9

1.4K 233 25
                                    

Lagi, Iris seperti melihat potongan film lama dengan rona hitam putih, tidak ada suara yang dapat ia dengar selain suara derau layaknya televisi dengan tayangan buram. Di sana ia melihat dirinya berdiri di sebuah tanah bebatuan, lima langkah lagi ia sudah jatuh dari tebing ke laut di bawahnya. Iris mengedarkan padangannya ke sekeliling dan melihat bahwa permukaan air laut telah naik hingga menenggelamkan daratan sekitar. Juga seorang raksasa yang terus mengayunkan borgol rantainya merusak rumah-rumah yang rata-rata hanya setinggi lututnya.

Mulutnya terus meraung-raung, seiring langkahnya yang dapat meruntuhkan jalan dan bangunan di sekitarnya. Sementara gelombang air terus bergerak melalap daratan, menenggelamkan rumah-rumah yang sudah hancur dan orang-orang dengan tubuh remuk.

Gadis itu tidak tahu, ia berada di mana, tapi pemandangan itu membuat perasaan takut merengkuh dirinya dalam-dalam. Kemudian apa yang ia lihat berhenti, berganti dengan garis-garis semut persis rekaman yang telah rusak, beberapa diantaranya bahkan bisa mengganti suara derau menjadi suara decitan yang memekakkan telinganya.

Tahu-tahu ia sudah melihat laut lepas lagi, tapi di arah pukul 10, ia bisa melihat cahaya yang semakin lama semakin membesar. Hingga cahaya itu cukup menyilaukan baginya, suara ledakan membuat apa yang ia lihat buyar.

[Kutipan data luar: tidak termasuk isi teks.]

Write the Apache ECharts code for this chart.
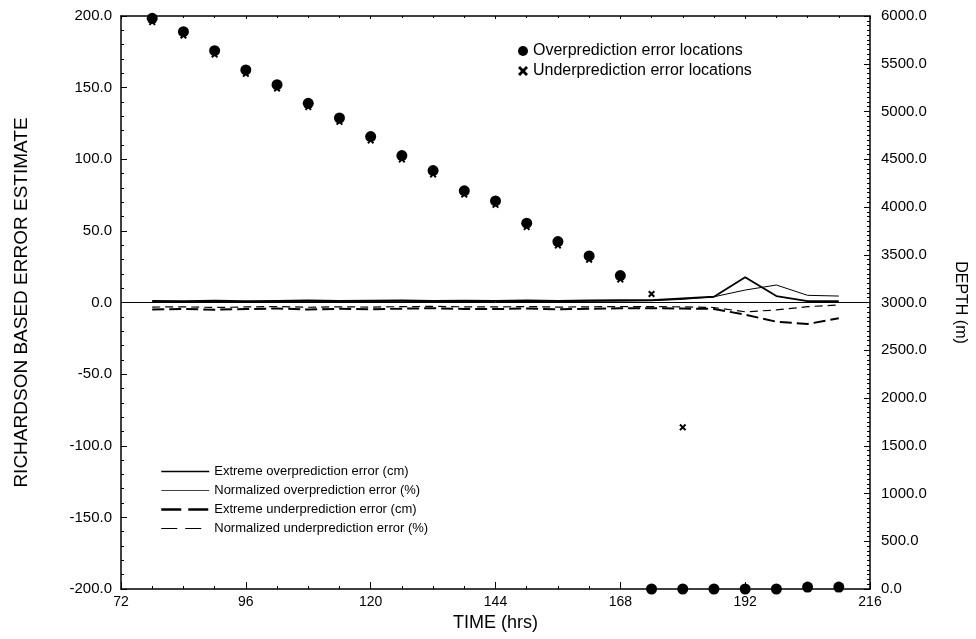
<!DOCTYPE html>
<html>
<head>
<meta charset="utf-8">
<script src="https://cdn.jsdelivr.net/npm/echarts@6/dist/echarts.min.js"></script>
<style>
  html, body { margin: 0; padding: 0; background: #fff; }
  #main { width: 976px; height: 639px; }
</style>
</head>
<body>
<div id="main"></div>
<script>
// sample times (hrs)
var hours = [78, 84, 90, 96, 102, 108, 114, 120, 126, 132, 138, 144, 150, 156, 162, 168, 174, 180, 186, 192, 198, 204, 210]

// error estimates (left axis)
var extremeOver = [1.2, 1.0, 1.3, 1.0, 1.2, 1.4, 1.1, 1.3, 1.5, 1.2, 1.3, 1.1, 1.4, 1.2, 1.5, 1.6, 1.7, 2.9, 4.0, 17.6, 4.5, 1.0, 1.0]
var normOver = [0.6, 0.5, 0.7, 0.5, 0.6, 0.8, 0.6, 0.7, 0.8, 0.6, 0.7, 0.6, 0.7, 0.6, 0.8, 0.9, 1.2, 2.2, 4.0, 8.7, 12.2, 5.0, 4.5]
var extremeUnder = [-4.8, -4.5, -5.0, -4.6, -4.2, -4.9, -4.4, -4.7, -4.3, -4.0, -4.5, -4.6, -4.2, -4.8, -4.4, -4.1, -4.0, -4.2, -4.5, -8.5, -13.4, -15.0, -11.0]
var normUnder = [-3.2, -3.0, -3.5, -3.1, -2.8, -3.3, -3.0, -3.2, -2.9, -2.7, -3.0, -3.1, -2.8, -3.2, -3.0, -2.8, -2.9, -3.0, -3.5, -6.5, -5.2, -2.9, -1.7]

// error locations (right axis, depth m)
var overDepth = [5976, 5836, 5637, 5435, 5281, 5086, 4932, 4737, 4538, 4381, 4170, 4063, 3830, 3638, 3488, 3282, 0, 0, 0, 0, 0, 20, 20]
var underDepth = [5936, 5796, 5597, 5395, 5241, 5046, 4892, 4697, 4498, 4341, 4130, 4023, 3790, 3598, 3448, 3242, 3089, 1693, 0, 0, 0, 0, 0]

var xTicks = [72, 96, 120, 144, 168, 192, 216]

function pairs(ys) {
  return hours.map(function (h, i) { return [h, ys[i]] })
}

var font = 'Liberation Sans, Arial, sans-serif'
var crossPath = 'path://M0,2L2,0L5,3L8,0L10,2L7,5L10,8L8,10L5,7L2,10L0,8L3,5Z'
var noSymbol = { opacity: 0 }

var chart = echarts.init(document.getElementById('main'))

chart.setOption({
  animation: false,
  backgroundColor: '#fff',
  textStyle: { fontFamily: font, color: '#000' },
  grid: { left: 121, right: 104, top: 16, bottom: 50 },
  legend: [{
    // point legend, top right
    left: 518, top: 43, orient: 'vertical', itemGap: 4, padding: 0,
    itemWidth: 10, itemHeight: 10,
    textStyle: { fontFamily: font, fontSize: 16, color: '#000' },
    data: [
      { name: 'Overprediction error locations', icon: 'circle' },
      { name: 'Underprediction error locations', icon: crossPath, itemStyle: { color: '#000' } }
    ]
  }, {
    // line legend, bottom left
    left: 160, top: 465, orient: 'vertical', itemGap: 6, padding: 0,
    itemWidth: 48, itemHeight: 13,
    textStyle: { fontFamily: font, fontSize: 13, color: '#000' },
    data: [
      { name: 'Extreme overprediction error (cm)', itemStyle: noSymbol, lineStyle: { width: 1.6 } },
      { name: 'Normalized overprediction error (%)', itemStyle: noSymbol, lineStyle: { width: 1, color: '#444' } },
      { name: 'Extreme underprediction error (cm)', itemStyle: noSymbol, lineStyle: { width: 2.5, type: [20, 7] } },
      { name: 'Normalized underprediction error (%)', itemStyle: noSymbol, lineStyle: { width: 1.2, type: [16, 8] } }
    ]
  }],
  xAxis: [{
    type: 'value', min: 72, max: 216, interval: 24,
    name: 'TIME (hrs)', nameLocation: 'middle', nameGap: 20,
    nameTextStyle: { fontFamily: font, fontSize: 18, color: '#000' },
    axisLine: { onZero: false, lineStyle: { color: '#000', width: 1.5 } },
    axisTick: { inside: true, length: 7, lineStyle: { color: '#000' } },
    minorTick: { show: true, splitNumber: 4, length: 3, lineStyle: { color: '#000' } },
    axisLabel: {
      margin: 6, fontSize: 14, color: '#000', fontFamily: font,
      formatter: function (v) { return xTicks.indexOf(v) >= 0 ? String(v) : '' }
    },
    splitLine: { show: false }
  }, {
    type: 'value', min: 72, max: 216, interval: 24, position: 'top',
    axisLine: { onZero: false, lineStyle: { color: '#000', width: 1.5 } },
    axisTick: { inside: true, length: 3, lineStyle: { color: '#000' } },
    minorTick: { show: true, splitNumber: 4, length: 2, lineStyle: { color: '#000' } },
    axisLabel: { show: false },
    splitLine: { show: false }
  }],
  yAxis: [{
    type: 'value', min: -200, max: 200, interval: 50,
    name: 'RICHARDSON BASED ERROR ESTIMATE', nameLocation: 'middle', nameGap: 90,
    nameTextStyle: { fontFamily: font, fontSize: 19, color: '#000' },
    axisLine: { onZero: false, lineStyle: { color: '#000', width: 1.5 } },
    axisTick: { inside: true, length: 6, lineStyle: { color: '#000' } },
    minorTick: { show: true, splitNumber: 5, length: 3, lineStyle: { color: '#000' } },
    axisLabel: {
      margin: 9, fontSize: 15, color: '#000', fontFamily: font,
      formatter: function (v) { return v.toFixed(1) }
    },
    splitLine: { show: false }
  }, {
    type: 'value', min: 0, max: 6000, interval: 500, position: 'right',
    name: 'DEPTH (m)', nameLocation: 'middle', nameGap: 82, nameRotate: -90,
    nameTextStyle: { fontFamily: font, fontSize: 16, color: '#000' },
    axisLine: { onZero: false, lineStyle: { color: '#000', width: 1.5 } },
    axisTick: { inside: true, length: 6, lineStyle: { color: '#000' } },
    minorTick: { show: true, splitNumber: 10, length: 3, lineStyle: { color: '#000' } },
    axisLabel: {
      margin: 11, fontSize: 15, color: '#000', fontFamily: font,
      formatter: function (v) { return v.toFixed(1) }
    },
    splitLine: { show: false }
  }],
  series: [{
    name: 'Extreme overprediction error (cm)', type: 'line', yAxisIndex: 0,
    symbol: 'none', data: pairs(extremeOver),
    lineStyle: { color: '#000', width: 1.8 }, itemStyle: { color: '#000' },
    markLine: {
      silent: true, symbol: 'none', label: { show: false },
      lineStyle: { color: '#000', width: 1, type: 'solid' },
      data: [{ yAxis: 0 }]
    }
  }, {
    name: 'Normalized overprediction error (%)', type: 'line', yAxisIndex: 0,
    symbol: 'none', data: pairs(normOver),
    lineStyle: { color: '#000', width: 1 }, itemStyle: { color: '#000' }
  }, {
    name: 'Extreme underprediction error (cm)', type: 'line', yAxisIndex: 0,
    symbol: 'none', data: pairs(extremeUnder),
    lineStyle: { color: '#000', width: 2, type: [12, 5] }, itemStyle: { color: '#000' }
  }, {
    name: 'Normalized underprediction error (%)', type: 'line', yAxisIndex: 0,
    symbol: 'none', data: pairs(normUnder),
    lineStyle: { color: '#000', width: 1.2, type: [8, 5] }, itemStyle: { color: '#000' }
  }, {
    name: 'Underprediction error locations', type: 'scatter', yAxisIndex: 1,
    symbol: crossPath, symbolSize: 7, data: pairs(underDepth),
    itemStyle: { color: '#000', opacity: 1 }, z: 3
  }, {
    name: 'Overprediction error locations', type: 'scatter', yAxisIndex: 1,
    symbol: 'circle', symbolSize: 11, data: pairs(overDepth),
    itemStyle: { color: '#000', opacity: 1 }, z: 4
  }]
})
</script>
</body>
</html>
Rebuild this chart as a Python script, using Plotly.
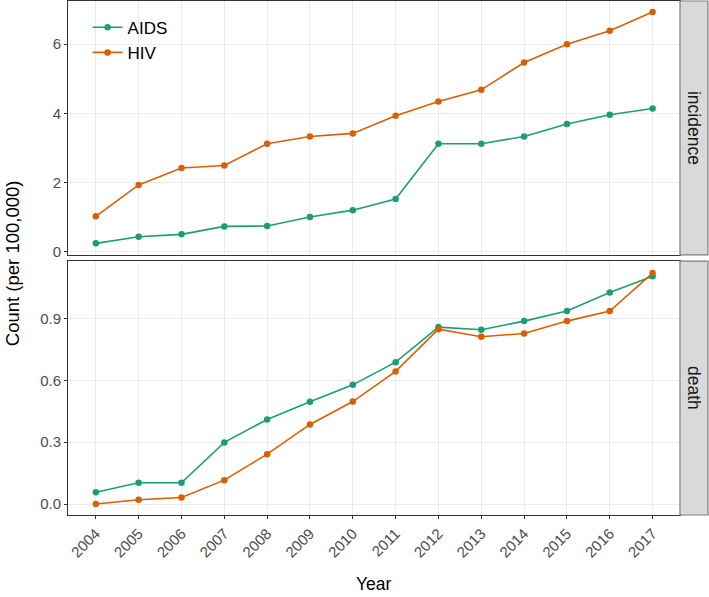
import plotly.graph_objects as go

years = [2004, 2005, 2006, 2007, 2008, 2009, 2010, 2011, 2012, 2013, 2014, 2015, 2016, 2017]

incidence_aids = [0.24, 0.43, 0.50, 0.73, 0.74, 1.00, 1.20, 1.52, 3.12, 3.12, 3.33, 3.69, 3.96, 4.14]
incidence_hiv = [1.02, 1.93, 2.42, 2.49, 3.12, 3.33, 3.42, 3.93, 4.34, 4.68, 5.47, 6.00, 6.39, 6.93]

death_aids = [0.057, 0.103, 0.103, 0.299, 0.410, 0.496, 0.578, 0.688, 0.858, 0.845, 0.887, 0.936, 1.026, 1.104]
death_hiv = [0.000, 0.021, 0.032, 0.116, 0.242, 0.386, 0.497, 0.643, 0.848, 0.811, 0.827, 0.887, 0.936, 1.120]

facets = ['incidence', 'death']
series_names = ['AIDS', 'HIV']
colors = {'AIDS': '#1B9E77', 'HIV': '#D95F02'}

FONT = 'Liberation Sans, Arial, sans-serif'

fig = go.Figure()

panel_data = [
    ('y', {'AIDS': incidence_aids, 'HIV': incidence_hiv}),
    ('y2', {'AIDS': death_aids, 'HIV': death_hiv}),
]

for i, (yax, data) in enumerate(panel_data):
    for name in series_names:
        fig.add_trace(go.Scatter(
            x=years, y=data[name], mode='lines+markers', name=name,
            xaxis='x' if i == 0 else 'x2', yaxis=yax,
            line=dict(color=colors[name], width=1.6),
            marker=dict(color=colors[name], size=6.5),
            showlegend=(i == 0),
        ))

# panel domains (pixels -> paper): plot area 68..680 x 1..515
top_dom = [0.506, 1.0]
bot_dom = [0.0, 0.494]
x_range = [2003.35, 2017.64]

axis_common = dict(
    showline=True, linecolor='#333333', linewidth=1, mirror=True,
    gridcolor='#EBEBEB', gridwidth=1, zeroline=False,
    ticks='outside', ticklen=3, tickcolor='#333333',
    tickfont=dict(family=FONT, size=15, color='#4D4D4D'),
)

fig.update_layout(
    width=709, height=597,
    margin=dict(l=68, r=29, t=1, b=82),
    paper_bgcolor='white', plot_bgcolor='white',
    font=dict(family=FONT),
    xaxis=dict(axis_common, domain=[0, 1], anchor='y', range=x_range,
               tickvals=years, showticklabels=False, ticks=''),
    xaxis2=dict(axis_common, domain=[0, 1], anchor='y2', range=x_range,
                tickvals=years, ticktext=[str(y) for y in years], tickangle=-45,
                matches='x'),
    yaxis=dict(axis_common, domain=top_dom, anchor='x', range=[-0.095, 7.25],
               tickvals=[0, 2, 4, 6]),
    yaxis2=dict(axis_common, domain=bot_dom, anchor='x2', range=[-0.053, 1.178],
                tickvals=[0, 0.3, 0.6, 0.9], ticktext=['0.0', '0.3', '0.6', '0.9']),
    legend=dict(x=0.032, y=0.983, xanchor='left', yanchor='top',
                bgcolor='rgba(0,0,0,0)', font=dict(family=FONT, size=17, color='black'),
                tracegroupgap=0, itemwidth=30),
)

# facet strips on the right
strip_x0, strip_x1 = 1.0, (708 - 68) / 612
for dom, label in zip([top_dom, bot_dom], facets):
    fig.add_shape(type='rect', xref='paper', yref='paper',
                  x0=strip_x0, x1=strip_x1, y0=dom[0], y1=dom[1],
                  fillcolor='#D9D9D9', line=dict(color='#7F7F7F', width=1.2))
    fig.add_annotation(text=label, xref='paper', yref='paper',
                       x=(strip_x0 + strip_x1) / 2, y=(dom[0] + dom[1]) / 2,
                       xanchor='center', yanchor='middle',
                       textangle=90, showarrow=False,
                       font=dict(family=FONT, size=17.5, color='#1A1A1A'))

# axis titles
fig.add_annotation(text='Count (per 100,000)', xref='paper', yref='paper',
                   x=(12 - 68) / 612, y=0.49, xanchor='center', yanchor='middle',
                   textangle=-90, showarrow=False,
                   font=dict(family=FONT, size=18.5, color='black'))
fig.add_annotation(text='Year', xref='paper', yref='paper',
                   x=0.5, y=(515 - 584) / 514, xanchor='center', yanchor='middle',
                   showarrow=False,
                   font=dict(family=FONT, size=17.5, color='black'))

# drop the browser's default 8px body margin so the figure sits at the page corner
fig.write_html('out.html', config={'displayModeBar': False},
               post_script="document.body.style.margin='0';")
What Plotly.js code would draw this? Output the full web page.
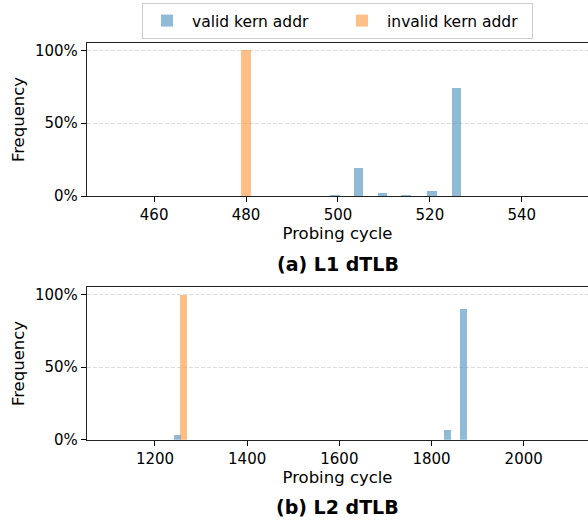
<!DOCTYPE html>
<html><head><meta charset="utf-8">
<script src="https://cdn.plot.ly/plotly-3.0.1.min.js"></script>
<style>html,body{margin:0;padding:0;background:#fff}#plot{width:588px;height:520px}</style>
</head><body><div id="plot"></div>
<script>
const l1ValidX = [499.3, 504.5, 509.7, 514.8, 520.4, 525.8];
const l1ValidY = [0.5, 19.1, 1.9, 0.5, 3.2, 74.3];
const l1InvalidX = [480];
const l1InvalidY = [100];
const l2ValidX = [1248.5, 1834, 1870];
const l2ValidY = [3.2, 6.7, 90.1];
const l2InvalidX = [1262];
const l2InvalidY = [100];
const yTickVals = [0, 50, 100];
const yTickText = ['0%', '50%', '100%'];

const blue = 'rgba(31,119,180,0.5)';
const orange = 'rgba(255,127,14,0.5)';
const w1 = 2.1, w2 = 15;

const traces = [
  {type:'bar', x:l1ValidX, y:l1ValidY, width:l1ValidX.map(()=>w1), marker:{color:blue}, name:'valid kern addr', xaxis:'x', yaxis:'y', legendgroup:'v'},
  {type:'bar', x:l1InvalidX, y:l1InvalidY, width:l1InvalidX.map(()=>w1), marker:{color:orange}, name:'invalid kern addr', xaxis:'x', yaxis:'y', legendgroup:'i'},
  {type:'bar', x:l2ValidX, y:l2ValidY, width:l2ValidX.map(()=>w2), marker:{color:blue}, name:'valid kern addr', xaxis:'x2', yaxis:'y2', legendgroup:'v', showlegend:false},
  {type:'bar', x:l2InvalidX, y:l2InvalidY, width:l2InvalidX.map(()=>w2), marker:{color:orange}, name:'invalid kern addr', xaxis:'x2', yaxis:'y2', legendgroup:'i', showlegend:false}
];

const font = {family:'DejaVu Sans', size:15, color:'#000'};
const xBase = {showline:true, linecolor:'#222', linewidth:1.2, mirror:true, ticks:'outside', ticklen:5, tickcolor:'#000', showgrid:false, zeroline:false, tickfont:{size:15}, title:{text:'Probing cycle', font:{size:16.5}, standoff:4}};
const yBase = {showline:true, linecolor:'#222', linewidth:1.2, mirror:true, ticks:'outside', ticklen:5, tickcolor:'#000', range:[0,105], tickvals:yTickVals, ticktext:yTickText, showgrid:true, gridcolor:'#dcdcdc', griddash:'4px,2px', gridwidth:1, zeroline:false, tickfont:{size:15}, title:{text:'Frequency', font:{size:16.5}, standoff:6}};

const layout = {
  width:588, height:520, font:font, paper_bgcolor:'#fff', plot_bgcolor:'#fff',
  margin:{l:0, r:0, t:0, b:0}, barmode:'overlay', bargap:0,
  xaxis:Object.assign({}, xBase, {domain:[87/588, 1], range:[445.4, 554.4], dtick:20, tick0:0, anchor:'y'}),
  yaxis:Object.assign({}, yBase, {domain:[1-196/520, 1-43/520], anchor:'x'}),
  xaxis2:Object.assign({}, xBase, {domain:[87/588, 1], range:[1052.5, 2139.5], dtick:200, tick0:0, anchor:'y2'}),
  yaxis2:Object.assign({}, yBase, {domain:[1-439.7/520, 1-287.3/520], anchor:'x2'}),
  legend:{orientation:'h', x:337.5/588, xanchor:'center', y:1-3/520, yanchor:'top', bordercolor:'#cccccc', borderwidth:1, font:{size:15.5}, itemwidth:40, entrywidth:140, bgcolor:'#fff'},
  annotations:[
    {text:'<b>(a) L1 dTLB</b>', xref:'paper', yref:'paper', x:337.5/588, y:1-264/520, xanchor:'center', yanchor:'middle', showarrow:false, font:{size:19}},
    {text:'<b>(b) L2 dTLB</b>', xref:'paper', yref:'paper', x:337.5/588, y:1-507/520, xanchor:'center', yanchor:'middle', showarrow:false, font:{size:19}}
  ]
};
Plotly.newPlot('plot', traces, layout, {displayModeBar:false, staticPlot:true});
</script></body></html>
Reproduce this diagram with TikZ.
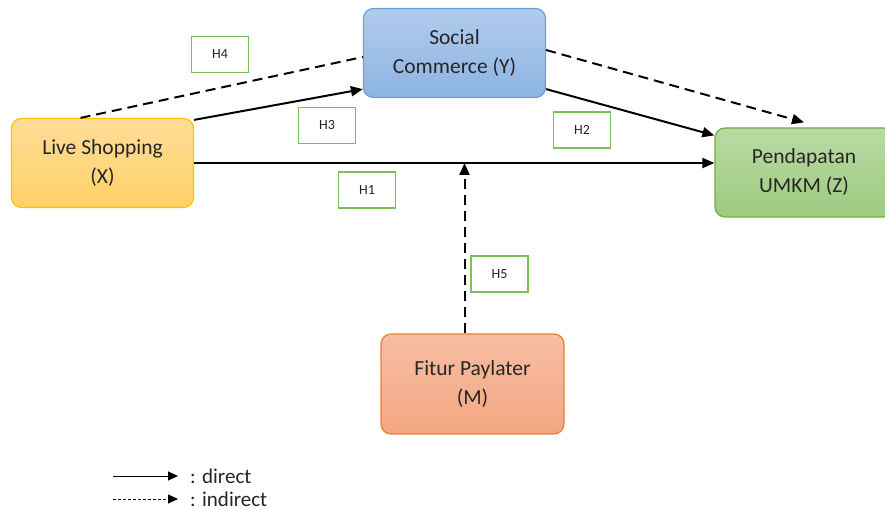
\documentclass[tikz,border=0pt]{standalone}
\usepackage{fontspec}
\setmainfont{Carlito}
\usetikzlibrary{arrows.meta}
\definecolor{goldline}{HTML}{FFC000}
\definecolor{goldtop}{HTML}{FFDC98}
\definecolor{goldbot}{HTML}{FFD267}
\definecolor{blueline}{HTML}{6A9FD8}
\definecolor{bluetop}{HTML}{B0CCEC}
\definecolor{bluebot}{HTML}{8DB3E2}
\definecolor{greenline}{HTML}{70AD47}
\definecolor{greentop}{HTML}{B9DAA3}
\definecolor{greenbot}{HTML}{9ECA80}
\definecolor{orangeline}{HTML}{ED7D31}
\definecolor{orangetop}{HTML}{F7BEA3}
\definecolor{orangebot}{HTML}{F4A681}
\definecolor{hypline}{HTML}{7CC05A}
\begin{document}
\begin{tikzpicture}[x=1pt,y=-1pt,
  var/.style={rounded corners=10pt, line width=1.2pt, minimum width=182pt, minimum height=89pt, align=center, font=\fontsize{21.5}{29}\selectfont, text=black!85},
  hyp/.style={draw=hypline, line width=1.2pt, fill=white, minimum width=57pt, minimum height=36pt, inner sep=0pt, font=\fontsize{14}{16}\selectfont, text=black!85},
  effect/.style={line width=2pt, -{Triangle[length=12pt,width=10pt]}},
  indeff/.style={line width=2pt, dash pattern=on 10pt off 6pt, -{Triangle[length=12pt,width=10pt]}},
  indline/.style={line width=2pt, dash pattern=on 10pt off 6pt},
  legtext/.style={anchor=west, inner sep=0pt, font=\fontsize{21}{24}\selectfont, text=black!85}]
\useasboundingbox (0,0) rectangle (885,510);
\node[var, draw=goldline, top color=goldtop, bottom color=goldbot] (live) at (102.5,163) {Live Shopping\\(X)};
\node[var, draw=blueline, top color=bluetop, bottom color=bluebot] (soc) at (454.5,53) {Social\\Commerce (Y)};
\node[var, draw=greenline, top color=greentop, bottom color=greenbot, minimum width=178pt] (pend) at (804,172.5) {Pendapatan\\UMKM (Z)};
\node[var, draw=orangeline, top color=orangetop, bottom color=orangebot, minimum width=183pt, minimum height=100pt] (pay) at (472.5,384) {Fitur Paylater\\(M)};
\draw[effect] (live.east) -- (live.east -| pend.west);
\draw[effect] ([yshift=-2pt]live.north east) -- ([yshift=9pt]soc.south west);
\draw[indline] ([xshift=-22pt]live.north) -- ([yshift=-4pt]soc.west);
\draw[effect] ([yshift=9pt]soc.south east) -- ([yshift=-8pt]pend.north west);
\draw[indeff] ([yshift=3pt]soc.east) -- ([yshift=5pt]pend.north);
\draw[indeff] ([xshift=-8pt]pay.north) -- ([xshift=-8pt]pay.north |- live.east);
\node[hyp] (h4) at (220,54.5) {H4};
\node[hyp] (h3) at (327,125.5) {H3};
\node[hyp] (h1) at (367,190) {H1};
\node[hyp] (h2) at (582,130) {H2};
\node[hyp] (h5) at (499.5,274) {H5};
\coordinate (ds) at (113,476);
\coordinate (de) at (178,476);
\coordinate (is) at (113,499);
\coordinate (ie) at (178,499);
\draw[line width=1pt, -{Triangle[length=10pt,width=9pt]}] (ds) -- (de);
\draw[line width=1pt, dash pattern=on 3pt off 2pt, -{Triangle[length=10pt,width=9pt]}] (is) -- (ie);
\node[legtext] (dtxt) at ([xshift=12pt]de) {: direct};
\node[legtext] (itxt) at ([xshift=12pt]ie) {: indirect};
\end{tikzpicture}
\end{document}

Iris segera melihat langit-langit kamarnya yang terbuat dari papan-papan kayu berukuran dua puluh sentimeter kali satu meter itu. Ia mendapati tubuhnya berkeringat sangat banyak, jadi ia berinisiatif mengambil sakelar selimut untuk mematikan pemanasnya. Pemanas ruangan yang ada di sudut kamarpun turut ia matikan, setelah itu ia menarik kelambu roman ke bawah supaya kain itu tergulung dengan sendirinya. Di luar belum bersalju, tapi ia dapat menemukan sebagian besar pohon telah kehilangan daunnya.

Kira-kira, mimpi apa itu ya?

Ia beranjak turun dan menyapa paman serta bibinya yang sudah bersiap di meja makan, Iris berjalan lurus menuju pintu kamar mandi dan membilas tubuhnya.

"Ini sarapanmu." Bibinya menyodorkan sepiring telur, kentang tumbuk dan bakon. Tak lupa ia menata saos-saos penambah rasa di tengah meja makan.

Setelah semua duduk di meja makan, semuanya menggerakkan tangan mereka dari kepala, dada kiri, lalu ke kanan dan kembali lagi, kemudian berdoa. Selesai berdoa, mereka ulangi lagi gerakan tangan itu.

"Masih sakit?" tanya bibinya sambil mengiris kentang tumbuk menggunakan garpu.

Iris menatap telapak tangannya sebentar. "Tidak." Ia pun ikut menyuap kentang tumbuk ke mulutnya. Rasa segar, lembut, dan hangat dari kentang tumbuk buatan bibinya menguar di dalam mulut.

Ia pun mengiris daging bakon dan kembali merasakan rasa dagingnya yang menggugah selera serta sensasi juicy yang meledak di mulutnya.

"Apa diagnosa dokter?" tanya pamannya sebelum menyesap secangkir kopi. Lalu mengambil lagi dua daging bakon yang tersaji di tengah meja, sekarang jumlah daging bakon di piring pamannya ada empat. Duh, pantas saja, akhir-akhir ini Iris sering melihat perut pamannya semakin maju ke depan.

"Sementara, mungkin karena ia terbentur sesuatu, maka dari itu obatnya hanya berupa salep." Bibi mewakili pertanyaan suaminya sendiri.

"Tapi aneh, seingatku aku tidak pernah punya riwayat tidur sambil berdiri, jadi aku membentur apa? Dipanku sendiri?" Iris menyuap sepotong telur yang kuningnya sudah meleleh ke piring.

"Bukankah itu mungkin saja?" tanya pamannya dengan mulut penuh.

"Iya sih ...." Iris menyerah dengan pikirannya sendiri, intinya noda atau luka itu kali ini tidak terasa sakit dan, hei, dia punya salep sekarang. Tidak apa-apa, itu akan segera hilang. Setelah ke kampus, dia akan membeli foundation khusus agar menutup noda itu.